IRENA warns of stranded assets risk, says $35 trillion needed for transition tech
The International Renewable Energy Agency (IRENA) has estimated that the world will need around $35 trillion for transition technology by 2030, including improving efficiency, electrification, grid expansion and flexibility.
Around 41 per cent of planned energy investments by 2050 remain targeted at fossil fuels, IRENA said, adding that “new investment decisions should be carefully assessed to simultaneously drive the transition and reduce the risk of stranded assets”.
The risk of stranded assets might not be fully reflected in the value of companies that extract, distribute or rely heavily on fossil fuels. If this risk were priced in, a sudden drop in value could result, presenting a risk to investors and shareholders.
Those who have invested in fossil fuel companies, including people who have purchased the companies’ stocks or bonds, are most at risk, with cascading impacts on companies that use fossil fuels.
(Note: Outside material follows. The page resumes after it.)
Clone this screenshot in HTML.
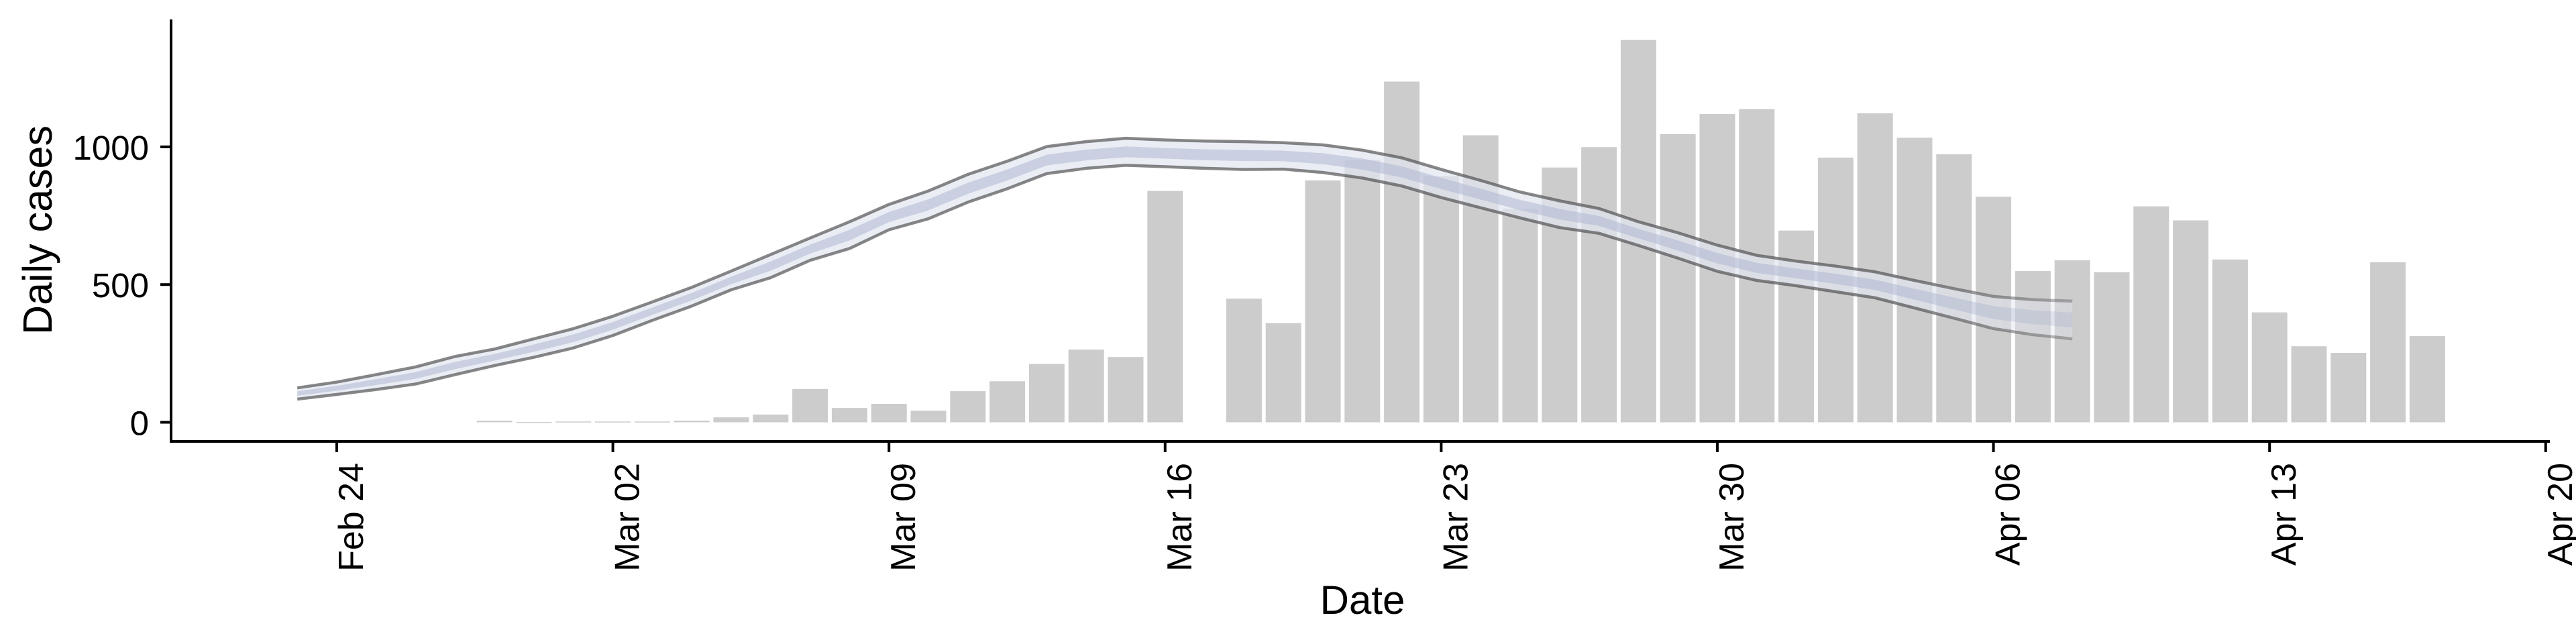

IRENA stated that around $1 trillion/yr of planned fossil fuel investment needs to be redirected towards transition technologies and infrastructure by 2030 to keep the goal of the Paris climate agreement within reach.
The Agency said on Tuesday that global investments in energy transition technologies must more than quadruple yearly to stay in line with commitments made under the Paris climate accord.
The organisation has looked at two energy scenarios — one based on governments’ energy plans with a focus on G20 countries, and a 1.5°C global warming scenario aligned with the Paris climate goal.
In a preview of its World Energy Transitions Outlook (WETO) released yesterday, it said that global investments in energy transition technologies, including energy efficiency, electrification, grid expansion and flexibility projects, need to quadruple to over $5 trillion/yr, from $1.3 trillion in 2022 to stay on course to limit temperature rises to 1.5°C, in line with the most ambitious goal under the 2015 Paris agreement.
Renewable energy deployment must grow from around 3,000 gigawatts yearly today to over 10,000 GW in 2030, IRENA said, adding that more equality is needed in renewable expansion between industrial and developing countries.
New renewable energy projects in China, the European Union and the United States accounted for two thirds of installed capacity last year, while Africa accounted for only one per cent of renewable capacity installed.
A fundamental shift in the support to developing nations must put more focus on energy access and climate adaptation,” IRENA’ Director General Francesco La Camera said, calling on financial institutions to direct more funds towards energy transition projects with better conditions.